- Title design by Cuppa Coffee Studios
- Genre: Comedy
- Written by: Michael Amo
- Directed by: Melanie Mayron
- Starring: Judd Hirsch; Gil Bellows; Mercedes Ruehl; Conrad Dunn; Reagan Pasternak; Danny Aiello;
- Music by: Michael Shields
- Country of origin: Canada
- Original language: English

Production
- Executive producers: Paul Brown; Jamie Brown;
- Producer: Paul Brown
- Cinematography: Luc Montpellier
- Editor: Ronald Sanders
- Running time: 87 minutes
- Production companies: Miracle Pictures; Frantic Films;

Original release
- Network: CTV Television Network
- Release: June 20, 2004

= Zeyda and the Hitman =

Zeyda and the Hitman (released in the U.S. as Running with the Hitman) is a 2004 Canadian comedy television film directed by Melanie Mayron, written by Michael Amo, and starring Judd Hirsch, Gil Bellows, Mercedes Ruehl, Conrad Dunn, Reagan Pasternak, and Danny Aiello. Based on a true story, the film is about a grandfather who hires a contract killer to assassinate his allergy-prone son-in-law. It aired on the CTV Television Network on June 20, 2004.

==Cast==
- Judd Hirsch as Gideon Schub
- Gil Bellows as Jeff Klein
- Mercedes Ruehl as Esther Schub
- Conrad Dunn as Valenti
- Reagan Pasternak as Natalie Klein
- Danny Aiello as Nathan "The Nat" Winkler

==Production==
Zeyda and the Hitman was filmed in Winnipeg, Manitoba, Canada. The title design was by Cuppa Coffee Studios, Toronto. The film was released in the United States on DVD as Running with the Hitman on September 5, 2006, by MarVista Entertainment, and carries an MPAA rating of NR.

==Based on a true story==
The film's storyline is based on the true-life "peanut plot" case related in Adrian Humphreys' biography of Marvin "the Weasel" Elkind, titled The Weasel: A Double Life in the Mob. A man (named Gideon Schub in the film and played by Judd Hirsch) hired Marvin Elkind (named Nathan "The Nat" Winkler in the film and played by Danny Aiello) to kill his son-in-law (named Jeff Klein in the film and played by Gil Bellows), who had a problematic relationship with his daughter. Moreover, she had faxed her father a letter advising him that he could not see his grandchildren, aged 10 and five, without her husband’s permission.
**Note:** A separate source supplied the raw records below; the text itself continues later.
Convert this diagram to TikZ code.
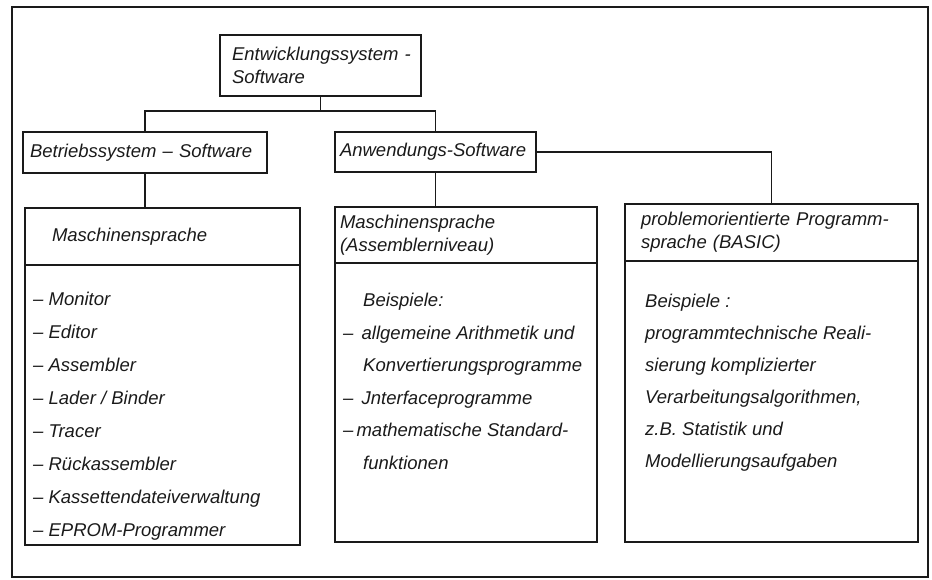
\documentclass[tikz,border=0pt]{standalone}
\usepackage{fontspec}
\setmainfont{Liberation Sans}
\usepackage{tikz}
\usetikzlibrary{positioning,calc}
\definecolor{ink}{HTML}{1A1A1A}
\tikzset{
  frame/.style={draw=ink,line width=1.6pt},
  link/.style={draw=ink,line width=1.4pt},
  box/.style={draw=ink,line width=1.8pt,outer sep=0pt,anchor=north west,
    align=left,text=ink,inner ysep=0pt,
    font=\fontsize{18.5}{23}\selectfont\itshape},
  bodybox/.style={draw=ink,line width=1.8pt,outer sep=0pt},
  listtext/.style={anchor=base west,align=left,inner sep=0pt,text=ink,
    font=\fontsize{18.5}{33}\selectfont\itshape}
}
\begin{document}
\begin{tikzpicture}[x=1pt,y=-1pt]
  \useasboundingbox (0,0) rectangle (932,579);
  \draw[frame] (12,7) rectangle (928,577);
  % top level
  \node[box,minimum width=201pt,minimum height=61pt,inner xsep=12pt,text width=177pt] (top) at (220,35)
    {\mbox{Entwicklungssystem -}\\Software};
  % second level
  \node[box,minimum width=244pt,minimum height=41pt,inner xsep=7pt,text width=230pt] (bss) at (23,132)
    {\mbox{Betriebssystem -- Software}};
  \node[box,minimum width=201pt,minimum height=40pt,inner xsep=5pt,text width=191pt] (anw) at (335,132)
    {\mbox{Anwendungs-Software}};
  % columns
  \node[box,minimum width=275pt,minimum height=57pt,inner xsep=27pt,text width=221pt] (lhead) at (25,208)
    {Maschinensprache};
  \node[bodybox,minimum width=275pt,minimum height=280pt,below=0pt of lhead] (lbody) {};
  \node[box,minimum width=262pt,minimum height=56pt,inner xsep=5pt,text width=252pt] (mhead) at (335,207)
    {Maschinensprache\\(Assemblerniveau)};
  \node[bodybox,minimum width=262pt,minimum height=279pt,below=0pt of mhead] (mbody) {};
  \node[box,minimum width=293pt,minimum height=57pt,inner xsep=16pt,text width=261pt] (rhead) at (625,204)
    {\mbox{problemorientierte Programm-}\\sprache (BASIC)};
  \node[bodybox,minimum width=293pt,minimum height=281pt,below=0pt of rhead] (rbody) {};
  % texts of the columns (base = last line)
  \node[listtext] (ltext) at (33,536)
    {-- Monitor\\-- Editor\\-- Assembler\\-- Lader / Binder\\-- Tracer\\-- R\"uckassembler\\
     -- Kassettendateiverwaltung\\-- EPROM-Programmer};
  \node[listtext,font=\fontsize{18.5}{32.5}\selectfont\itshape] (mtext) at (343,469)
    {\hspace*{20pt}Beispiele:\\--~\,allgemeine Arithmetik und\\
     \hspace*{20pt}Konvertierungsprogramme\\--~\,Jnterfaceprogramme\\
     --\,mathematische Standard-\\\hspace*{20pt}funktionen};
  \node[listtext,font=\fontsize{18.5}{32}\selectfont\itshape] (rtext) at (645,467)
    {Beispiele :\\programmtechnische Reali-\\sierung komplizierter\\
     Verarbeitungsalgorithmen,\\z.B. Statistik und\\Modellierungsaufgaben};
  % connectors
  \draw[link] (top.south) -- ++(0,15) coordinate (j);
  \draw[link] (bss.north) |- (j) -| (anw.north);
  \draw[link] (bss.south) -- (bss.south |- lhead.north);
  \draw[link] (anw.south) -- (anw.south |- mhead.north);
  \draw[link] (anw.east) -| (rhead.north);
\end{tikzpicture}
\end{document}
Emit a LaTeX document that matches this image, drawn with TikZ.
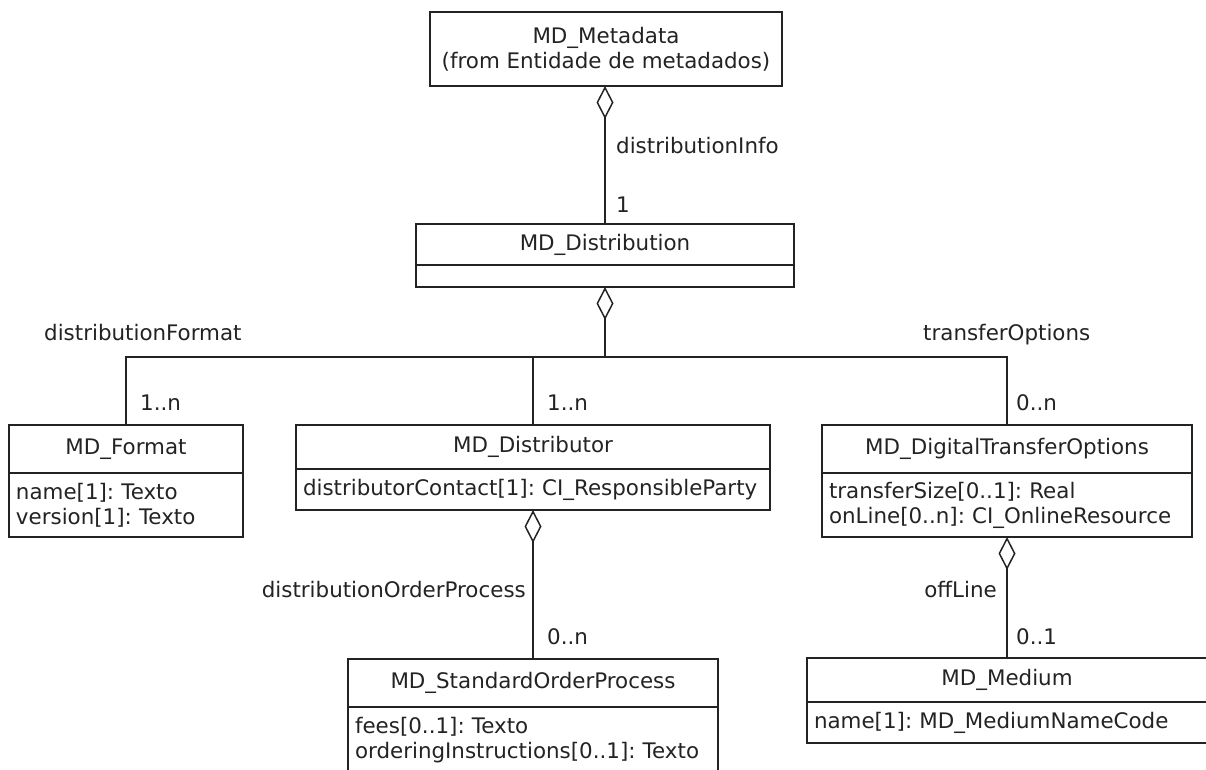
\documentclass[tikz,border=0pt]{standalone}
\usepackage{fontspec}
\setmainfont{DejaVu Sans}
\usetikzlibrary{arrows.meta}
\definecolor{ink}{RGB}{35,35,35}
\frenchspacing
\tikzset{
  every node/.style={font=\fontsize{21.4}{25}\selectfont\frenchspacing, text=ink},
  umlbox/.style={draw=ink, line width=1.5pt, inner sep=0pt, outer sep=0pt, anchor=north west},
  attrbox/.style={umlbox, align=left, inner xsep=7pt},
  conn/.style={draw=ink, line width=1.5pt},
  agg/.style={conn, -{Diamond[open, length=33pt, width=17pt]}},
  lbl/.style={inner sep=0pt},
}
\begin{document}
\begin{tikzpicture}[x=1pt, y=-1pt]
\useasboundingbox (0,0) rectangle (1206,769);

% MD_Metadata
\node[umlbox, minimum width=352, minimum height=74, align=center] (meta) at (430,12)
  {MD\_Metadata\\(from Entidade de metadados)};

% MD_Distribution
\node[umlbox, minimum width=378, minimum height=41] (dist) at (416,224) {MD\_Distribution};
\node[umlbox, minimum width=378, minimum height=22] (distB) at (dist.south west) {};

% MD_Format
\node[umlbox, minimum width=234, minimum height=48] (fmt) at (9,425) {MD\_Format};
\node[attrbox, text width=220, minimum height=64] (fmtA) at (fmt.south west)
  {name[1]: Texto\\version[1]: Texto};

% MD_Distributor
\node[umlbox, minimum width=474, minimum height=44] (dtor) at (296,425) {MD\_Distributor};
\node[attrbox, text width=460, minimum height=41] (dtorA) at (dtor.south west)
  {distributorContact[1]: CI\_ResponsibleParty};

% MD_DigitalTransferOptions
\node[umlbox, minimum width=370, minimum height=48] (dto) at (822,425) {MD\_DigitalTransferOptions};
\node[attrbox, text width=356, minimum height=64] (dtoA) at (dto.south west)
  {transferSize[0..1]: Real\\onLine[0..n]: CI\_OnlineResource};

% MD_StandardOrderProcess (runs past the lower edge of the page;
% the empty last line keeps the two attributes at the top)
\node[umlbox, minimum width=370, minimum height=48] (sop) at (348,659) {MD\_StandardOrderProcess};
\node[attrbox, text width=356, minimum height=87] (sopA) at (sop.south west)
  {fees[0..1]: Texto\\orderingInstructions[0..1]: Texto\\\mbox{}};

% MD_Medium (runs past the right edge of the page)
\node[umlbox, minimum width=400, minimum height=44] (med) at (807,658) {MD\_Medium};
\node[attrbox, text width=386, minimum height=41] (medA) at (med.south west)
  {name[1]: MD\_MediumNameCode};

% aggregations
\draw[agg] (dist.north) -- (dist.north |- meta.south);
\coordinate (hub) at (605,357);
\draw[conn] (fmt.north) |- (hub);
\draw[conn] (dtor.north) |- (hub);
\draw[conn] (dto.north) |- (hub);
\draw[agg] (hub) -- (hub |- distB.south);
\draw[agg] (sop.north) -- (dtorA.south);
\draw[agg] (med.north) -- (dtoA.south);

% role names and multiplicities
\node[lbl, anchor=base west] (rInfo) at (616,153) {distributionInfo};
\node[lbl, anchor=base west] (mInfo) at (616,212) {1};
\node[lbl, anchor=base west] (rFmt) at (44,340) {distributionFormat};
\node[lbl, anchor=base west] (mFmt) at (140,410) {1..n};
\node[lbl, anchor=base west] (mDtor) at (547,410) {1..n};
\node[lbl, anchor=base west] (rTo) at (923,340) {transferOptions};
\node[lbl, anchor=base west] (mTo) at (1016,410) {0..n};
\node[lbl, anchor=base east] (rOrd) at (526,597) {distributionOrderProcess};
\node[lbl, anchor=base west] (mOrd) at (547,644) {0..n};
\node[lbl, anchor=base east] (rOff) at (997,597) {offLine};
\node[lbl, anchor=base west] (mOff) at (1016,644) {0..1};
\end{tikzpicture}
\end{document}
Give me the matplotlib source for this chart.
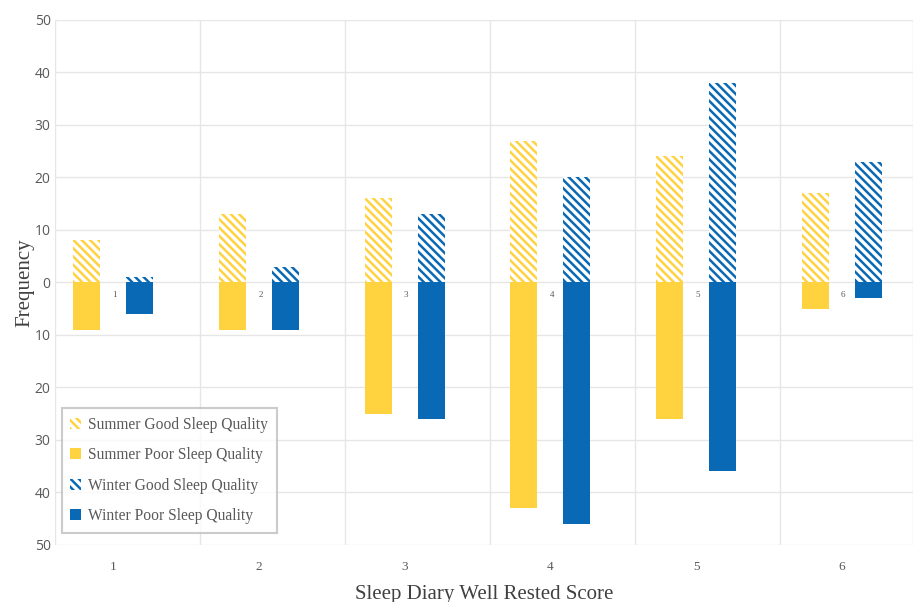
import numpy as np
import matplotlib
matplotlib.use("Agg")
import matplotlib.pyplot as plt
from matplotlib.patches import Patch

# dados
scores = [1, 2, 3, 4, 5, 6]
summer_good = [8, 13, 16, 27, 24, 17]
summer_poor = [9, 9, 25, 43, 26, 5]
winter_good = [1, 3, 13, 20, 38, 23]
winter_poor = [6, 9, 26, 46, 36, 3]

yellow = '#FFD23F'
blue = '#0A69B4'
grid_c = '#E6E6E6'

plt.rcParams['hatch.linewidth'] = 1.8

fig = plt.figure(figsize=(9.15, 6.02), dpi=100)
ax = fig.add_axes([0.060, 0.095, 0.938, 0.872])

x = np.array(scores, dtype=float)
w = 0.185
off = 0.182

# barras positivas (boa qualidade) hachuradas, negativas (má qualidade) sólidas
ax.bar(x - off, summer_good, w, facecolor='white', edgecolor=yellow, hatch='\\\\\\\\', linewidth=0, zorder=3)
ax.bar(x - off, [-v for v in summer_poor], w, color=yellow, linewidth=0, zorder=3)
ax.bar(x + off, winter_good, w, facecolor='white', edgecolor=blue, hatch='\\\\\\\\', linewidth=0, zorder=3)
ax.bar(x + off, [-v for v in winter_poor], w, color=blue, linewidth=0, zorder=3)

# rótulos pequenos das categorias junto ao zero
for xi, s in zip(x, scores):
    ax.text(xi + 0.01, -2.5, str(s), fontsize=6.5, color='#595959', ha='center', va='center',
            family='Liberation Serif', zorder=4)

ax.set_xlim(0.6, 6.49)
ax.set_ylim(-50, 50)

# grade
for yv in range(-50, 51, 10):
    ax.axhline(yv, color=grid_c, lw=1, zorder=1)
for xv in [0.6, 1.595, 2.59, 3.585, 4.58, 5.575, 6.49]:
    ax.axvline(xv, color=grid_c, lw=1, zorder=1)

for s in ax.spines.values():
    s.set_visible(False)

ax.set_yticks(range(-50, 51, 10))
ax.set_yticklabels([str(abs(v)) for v in range(-50, 51, 10)], family='Open Sans', fontsize=10, color='#595959')
ax.set_xticks(x)
ax.set_xticklabels([str(s) for s in scores], family='Liberation Serif', fontsize=9.5, color='#595959')
ax.tick_params(axis='x', length=0, pad=12)
ax.tick_params(axis='y', length=0, pad=3)

ax.set_xlabel('Sleep Diary Well Rested Score', family='Liberation Serif', fontsize=15, color='#404040', labelpad=8)
ax.set_ylabel('Frequency', family='Liberation Serif', fontsize=15, color='#404040', labelpad=0)

handles = [
    Patch(facecolor='white', edgecolor=yellow, hatch='\\\\\\\\', linewidth=0, label='Summer Good Sleep Quality'),
    Patch(facecolor=yellow, label='Summer Poor Sleep Quality'),
    Patch(facecolor='white', edgecolor=blue, hatch='\\\\\\\\', linewidth=0, label='Winter Good Sleep Quality'),
    Patch(facecolor=blue, label='Winter Poor Sleep Quality'),
]
leg = ax.legend(handles=handles, loc='lower left', bbox_to_anchor=(0.008, 0.023), borderaxespad=0,
                prop={'family': 'Liberation Serif', 'size': 11.2}, frameon=True, fancybox=False,
                handlelength=0.7, handleheight=0.7, handletextpad=0.45, labelspacing=0.93,
                borderpad=0.55, labelcolor='#595959')
leg.get_frame().set_edgecolor('#BFBFBF')
leg.get_frame().set_linewidth(1.5)

fig.savefig('out.png', dpi=100)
As he was severely allergic to peanuts, he suggested that Elkind poison his food with a smear of peanut butter or his drink with drop of peanut oil, to trigger death by anaphylactic shock. He gave the would-be hitman a $1,000 downpayment for the hit, $200 to buy him drinks, and the murder weapons: a jar of Kraft peanut butter and a bottle of peanut oil. Elkind, a police informant who also worked in the criminal underworld as well as volunteered as a security officer at the synagogue where he and the man met, turned him in to the police and testified against him in court. He still had the receipts for the murder weapons in his pocket, when arrested.